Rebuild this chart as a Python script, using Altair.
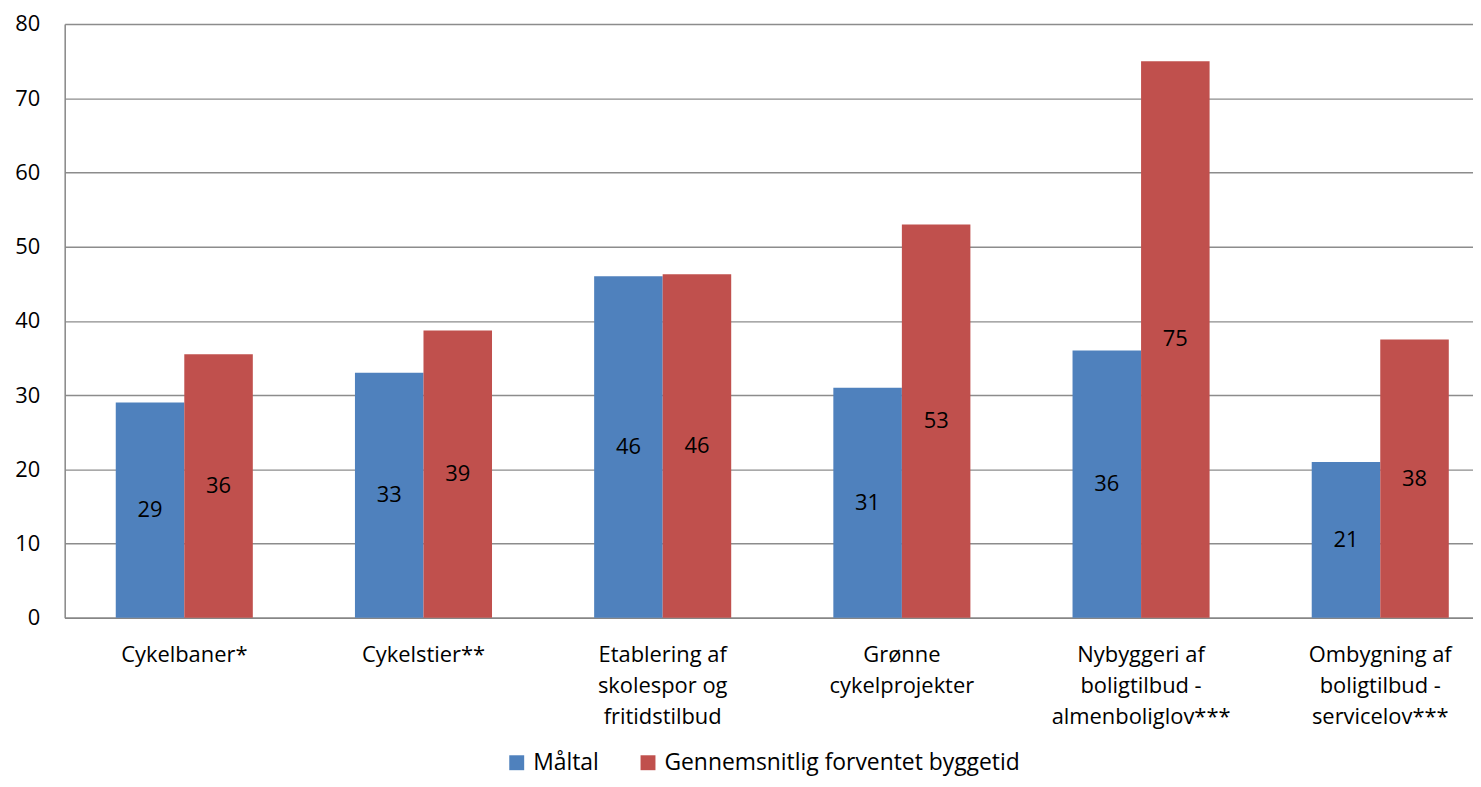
import altair as alt
import pandas as pd

# ---- data ----
categories = [
    "Cykelbaner*",
    "Cykelstier**",
    "Etablering af\nskolespor og\nfritidstilbud",
    "Grønne\ncykelprojekter",
    "Nybyggeri af\nboligtilbud -\nalmenboliglov***",
    "Ombygning af\nboligtilbud -\nservicelov***",
]
series = ["Måltal", "Gennemsnitlig forventet byggetid"]
maaltal = [29, 33, 46, 31, 36, 21]
byggetid = [35.5, 38.7, 46.3, 53.0, 75.0, 37.5]
y_ticks = [0, 10, 20, 30, 40, 50, 60, 70, 80]
colors = ["#4F81BD", "#C0504D"]

rows = []
for c, a, b in zip(categories, maaltal, byggetid):
    rows.append({"kategori": c, "serie": series[0], "vaerdi": a})
    rows.append({"kategori": c, "serie": series[1], "vaerdi": b})
df = pd.DataFrame(rows)

FONT = "Open Sans"
FS = 22

x_enc = alt.X(
    "kategori:N",
    sort=categories,
    scale=alt.Scale(paddingInner=0.427, paddingOuter=0.2135, range=[0, 1443]),
    axis=alt.Axis(
        title=None,
        labelAngle=0,
        ticks=False,
        domain=True,
        domainColor="#868686",
        domainWidth=1.5,
        labelFont=FONT,
        labelFontSize=FS,
        labelColor="#000000",
        labelPadding=27,
        labelLineHeight=31,
        labelLimit=0,
        labelExpr="split(datum.label, '\\n')",
    ),
)
xoff_enc = alt.XOffset("serie:N", sort=series, scale=alt.Scale(paddingInner=0, paddingOuter=0))

bars = alt.Chart(df).mark_bar().encode(
    x=x_enc,
    xOffset=xoff_enc,
    y=alt.Y(
        "vaerdi:Q",
        scale=alt.Scale(domain=[0, 80], nice=False),
        axis=alt.Axis(
            title=None,
            values=y_ticks,
            ticks=False,
            domain=True,
            domainColor="#868686",
            domainWidth=1.5,
            grid=True,
            gridColor="#8C8C8C",
            gridWidth=1.4,
            labelFont=FONT,
            labelFontSize=FS,
            labelColor="#000000",
            labelPadding=25,
        ),
    ),
    color=alt.Color(
        "serie:N",
        sort=series,
        scale=alt.Scale(domain=series, range=colors),
        legend=alt.Legend(
            title=None,
            orient="none",
            legendX=443,
            legendY=731,
            direction="horizontal",
            symbolType="square",
            symbolSize=225,
            symbolStrokeWidth=0,
            labelFont=FONT,
            labelFontSize=23,
            labelColor="#000000",
            labelOffset=5,
            labelLimit=0,
            columnPadding=37,
            padding=0,
        ),
    ),
)

labels = alt.Chart(df).transform_calculate(
    midt="datum.vaerdi / 2"
).mark_text(
    font=FONT, fontSize=FS, color="#000000", baseline="middle", align="center"
).encode(
    x=alt.X("kategori:N", sort=categories),
    xOffset=alt.XOffset("serie:N", sort=series),
    y=alt.Y("midt:Q"),
    text=alt.Text("vaerdi:Q", format=".0f"),
)

chart = (
    alt.layer(bars, labels)
    .properties(
        width=1416,
        height=597,
        autosize=alt.AutoSizeParams(type="none"),
        padding={"left": 57, "top": 14, "right": 0, "bottom": 160},
        background="#FFFFFF",
    )
    .configure_view(stroke=None)
)

chart.save("out.html", embed_options={"renderer": "svg", "actions": False})
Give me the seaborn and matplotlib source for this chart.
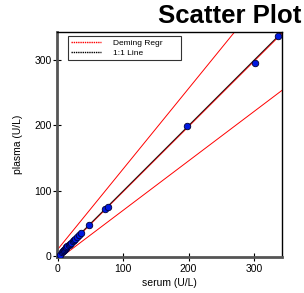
import numpy as np
import pandas as pd
import matplotlib
matplotlib.use("Agg")
import matplotlib.pyplot as plt
from matplotlib.ticker import MultipleLocator
import seaborn as sns

# measured pairs
serum = [3, 6, 8, 9, 10, 11, 12, 13, 15, 17, 19, 21, 23, 25, 27, 30, 33, 35,
         48, 73, 77, 197, 301, 336]
plasma = [2, 6, 8, 9, 10, 11, 12, 14, 15, 17, 19, 20, 23, 25, 26, 30, 32, 35,
          48, 72, 75, 199, 296, 337]

# line end points (x from 0 to 345)
line_x = [0, 345]
deming_y = [-0.8, 343.5]
upper_y = [10.5, 435.0]
lower_y = [-5.3, 255.5]
identity_y = [0, 345]

sns.set_style("ticks")
plt.rcParams['font.family'] = ['Liberation Sans', 'DejaVu Sans']
plt.rcParams['text.color'] = 'black'
plt.rcParams['axes.labelcolor'] = 'black'
plt.rcParams['xtick.color'] = 'black'
plt.rcParams['ytick.color'] = 'black'

fig = plt.figure(figsize=(3.04, 2.93), dpi=100)
ax = fig.add_axes([0.1875, 0.123, 0.741, 0.768])

df = pd.DataFrame({'serum': serum, 'plasma': plasma})

sns.lineplot(x=line_x, y=upper_y, color='red', lw=0.7, ax=ax)
sns.lineplot(x=line_x, y=lower_y, color='red', lw=0.7, ax=ax)
sns.lineplot(x=line_x, y=deming_y, color='red', lw=0.9, ax=ax)
sns.lineplot(x=line_x, y=identity_y, color='#222222', lw=0.7, ax=ax)
sns.scatterplot(data=df, x='serum', y='plasma', s=22, color='#0018e0',
                edgecolor='#000033', linewidth=0.6, ax=ax, zorder=5)

ax.set_xlim(-1, 343)
ax.set_ylim(-1, 343)
ax.xaxis.set_major_locator(MultipleLocator(100))
ax.yaxis.set_major_locator(MultipleLocator(100))
ax.xaxis.set_minor_locator(MultipleLocator(25))
ax.yaxis.set_minor_locator(MultipleLocator(25))
ax.tick_params(which='major', direction='inout', length=6, width=0.8,
               labelsize=7.5, color='black', labelcolor='black', pad=1)
ax.tick_params(which='minor', direction='inout', length=2, width=0.8,
               color='white', bottom=True, left=True)
ax.tick_params(axis='x', pad=2)

for side in ['left', 'bottom']:
    ax.spines[side].set_linewidth(2)
    ax.spines[side].set_color('#555555')
for side in ['right', 'top']:
    ax.spines[side].set_visible(True)
    ax.spines[side].set_linewidth(1)
    ax.spines[side].set_color('black')

ax.set_xlabel('serum (U/L)', fontsize=7.5, labelpad=3)
ax.set_ylabel('plasma (U/L)', fontsize=7.5, labelpad=8)

# legend: red dotted first, then black dotted
handles = [plt.Line2D([], [], color='red', lw=1, ls=(0, (1, 0.6))),
           plt.Line2D([], [], color='black', lw=1, ls=(0, (1, 0.6)))]
leg = ax.legend(handles, ['Deming Regr', '1:1 Line'], loc='upper left',
                bbox_to_anchor=(0.049, 0.982, 0.502, 0.0), mode='expand',
                fontsize=6, frameon=True,
                fancybox=False, edgecolor='black', handlelength=3.6,
                handletextpad=1.4, borderpad=0.35, labelspacing=0.25,
                borderaxespad=0)
leg.get_frame().set_linewidth(0.8)

fig.text(0.99, 0.985, 'Scatter Plot', ha='right', va='top',
         fontsize=18.5, fontweight='bold', color='black')

fig.savefig('out.png', dpi=100)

INSTRUCTION: Repeat the data exactly, without the pictures.

RESPONSE:
Rebuild this chart as a Python script, using Altair.
import altair as alt
import pandas as pd

# ---- data ----
categories = [
    "Cykelbaner*",
    "Cykelstier**",
    "Etablering af\nskolespor og\nfritidstilbud",
    "Grønne\ncykelprojekter",
    "Nybyggeri af\nboligtilbud -\nalmenboliglov***",
    "Ombygning af\nboligtilbud -\nservicelov***",
]
series = ["Måltal", "Gennemsnitlig forventet byggetid"]
maaltal = [29, 33, 46, 31, 36, 21]
byggetid = [35.5, 38.7, 46.3, 53.0, 75.0, 37.5]
y_ticks = [0, 10, 20, 30, 40, 50, 60, 70, 80]
colors = ["#4F81BD", "#C0504D"]

rows = []
for c, a, b in zip(categories, maaltal, byggetid):
    rows.append({"kategori": c, "serie": series[0], "vaerdi": a})
    rows.append({"kategori": c, "serie": series[1], "vaerdi": b})
df = pd.DataFrame(rows)

FONT = "Open Sans"
FS = 22

x_enc = alt.X(
    "kategori:N",
    sort=categories,
    scale=alt.Scale(paddingInner=0.427, paddingOuter=0.2135, range=[0, 1443]),
    axis=alt.Axis(
        title=None,
        labelAngle=0,
        ticks=False,
        domain=True,
        domainColor="#868686",
        domainWidth=1.5,
        labelFont=FONT,
        labelFontSize=FS,
        labelColor="#000000",
        labelPadding=27,
        labelLineHeight=31,
        labelLimit=0,
        labelExpr="split(datum.label, '\\n')",
    ),
)
xoff_enc = alt.XOffset("serie:N", sort=series, scale=alt.Scale(paddingInner=0, paddingOuter=0))

bars = alt.Chart(df).mark_bar().encode(
    x=x_enc,
    xOffset=xoff_enc,
    y=alt.Y(
        "vaerdi:Q",
        scale=alt.Scale(domain=[0, 80], nice=False),
        axis=alt.Axis(
            title=None,
            values=y_ticks,
            ticks=False,
            domain=True,
            domainColor="#868686",
            domainWidth=1.5,
            grid=True,
            gridColor="#8C8C8C",
            gridWidth=1.4,
            labelFont=FONT,
            labelFontSize=FS,
            labelColor="#000000",
            labelPadding=25,
        ),
    ),
    color=alt.Color(
        "serie:N",
        sort=series,
        scale=alt.Scale(domain=series, range=colors),
        legend=alt.Legend(
            title=None,
            orient="none",
            legendX=443,
            legendY=731,
            direction="horizontal",
            symbolType="square",
            symbolSize=225,
            symbolStrokeWidth=0,
            labelFont=FONT,
            labelFontSize=23,
            labelColor="#000000",
            labelOffset=5,
            labelLimit=0,
            columnPadding=37,
            padding=0,
        ),
    ),
)

labels = alt.Chart(df).transform_calculate(
    midt="datum.vaerdi / 2"
).mark_text(
    font=FONT, fontSize=FS, color="#000000", baseline="middle", align="center"
).encode(
    x=alt.X("kategori:N", sort=categories),
    xOffset=alt.XOffset("serie:N", sort=series),
    y=alt.Y("midt:Q"),
    text=alt.Text("vaerdi:Q", format=".0f"),
)

chart = (
    alt.layer(bars, labels)
    .properties(
        width=1416,
        height=597,
        autosize=alt.AutoSizeParams(type="none"),
        padding={"left": 57, "top": 14, "right": 0, "bottom": 160},
        background="#FFFFFF",
    )
    .configure_view(stroke=None)
)

chart.save("out.html", embed_options={"renderer": "svg", "actions": False})
Give me the seaborn and matplotlib source for this chart.
import numpy as np
import pandas as pd
import matplotlib
matplotlib.use("Agg")
import matplotlib.pyplot as plt
from matplotlib.ticker import MultipleLocator
import seaborn as sns

# measured pairs
serum = [3, 6, 8, 9, 10, 11, 12, 13, 15, 17, 19, 21, 23, 25, 27, 30, 33, 35,
         48, 73, 77, 197, 301, 336]
plasma = [2, 6, 8, 9, 10, 11, 12, 14, 15, 17, 19, 20, 23, 25, 26, 30, 32, 35,
          48, 72, 75, 199, 296, 337]

# line end points (x from 0 to 345)
line_x = [0, 345]
deming_y = [-0.8, 343.5]
upper_y = [10.5, 435.0]
lower_y = [-5.3, 255.5]
identity_y = [0, 345]

sns.set_style("ticks")
plt.rcParams['font.family'] = ['Liberation Sans', 'DejaVu Sans']
plt.rcParams['text.color'] = 'black'
plt.rcParams['axes.labelcolor'] = 'black'
plt.rcParams['xtick.color'] = 'black'
plt.rcParams['ytick.color'] = 'black'

fig = plt.figure(figsize=(3.04, 2.93), dpi=100)
ax = fig.add_axes([0.1875, 0.123, 0.741, 0.768])

df = pd.DataFrame({'serum': serum, 'plasma': plasma})

sns.lineplot(x=line_x, y=upper_y, color='red', lw=0.7, ax=ax)
sns.lineplot(x=line_x, y=lower_y, color='red', lw=0.7, ax=ax)
sns.lineplot(x=line_x, y=deming_y, color='red', lw=0.9, ax=ax)
sns.lineplot(x=line_x, y=identity_y, color='#222222', lw=0.7, ax=ax)
sns.scatterplot(data=df, x='serum', y='plasma', s=22, color='#0018e0',
                edgecolor='#000033', linewidth=0.6, ax=ax, zorder=5)

ax.set_xlim(-1, 343)
ax.set_ylim(-1, 343)
ax.xaxis.set_major_locator(MultipleLocator(100))
ax.yaxis.set_major_locator(MultipleLocator(100))
ax.xaxis.set_minor_locator(MultipleLocator(25))
ax.yaxis.set_minor_locator(MultipleLocator(25))
ax.tick_params(which='major', direction='inout', length=6, width=0.8,
               labelsize=7.5, color='black', labelcolor='black', pad=1)
ax.tick_params(which='minor', direction='inout', length=2, width=0.8,
               color='white', bottom=True, left=True)
ax.tick_params(axis='x', pad=2)

for side in ['left', 'bottom']:
    ax.spines[side].set_linewidth(2)
    ax.spines[side].set_color('#555555')
for side in ['right', 'top']:
    ax.spines[side].set_visible(True)
    ax.spines[side].set_linewidth(1)
    ax.spines[side].set_color('black')

ax.set_xlabel('serum (U/L)', fontsize=7.5, labelpad=3)
ax.set_ylabel('plasma (U/L)', fontsize=7.5, labelpad=8)

# legend: red dotted first, then black dotted
handles = [plt.Line2D([], [], color='red', lw=1, ls=(0, (1, 0.6))),
           plt.Line2D([], [], color='black', lw=1, ls=(0, (1, 0.6)))]
leg = ax.legend(handles, ['Deming Regr', '1:1 Line'], loc='upper left',
                bbox_to_anchor=(0.049, 0.982, 0.502, 0.0), mode='expand',
                fontsize=6, frameon=True,
                fancybox=False, edgecolor='black', handlelength=3.6,
                handletextpad=1.4, borderpad=0.35, labelspacing=0.25,
                borderaxespad=0)
leg.get_frame().set_linewidth(0.8)

fig.text(0.99, 0.985, 'Scatter Plot', ha='right', va='top',
         fontsize=18.5, fontweight='bold', color='black')

fig.savefig('out.png', dpi=100)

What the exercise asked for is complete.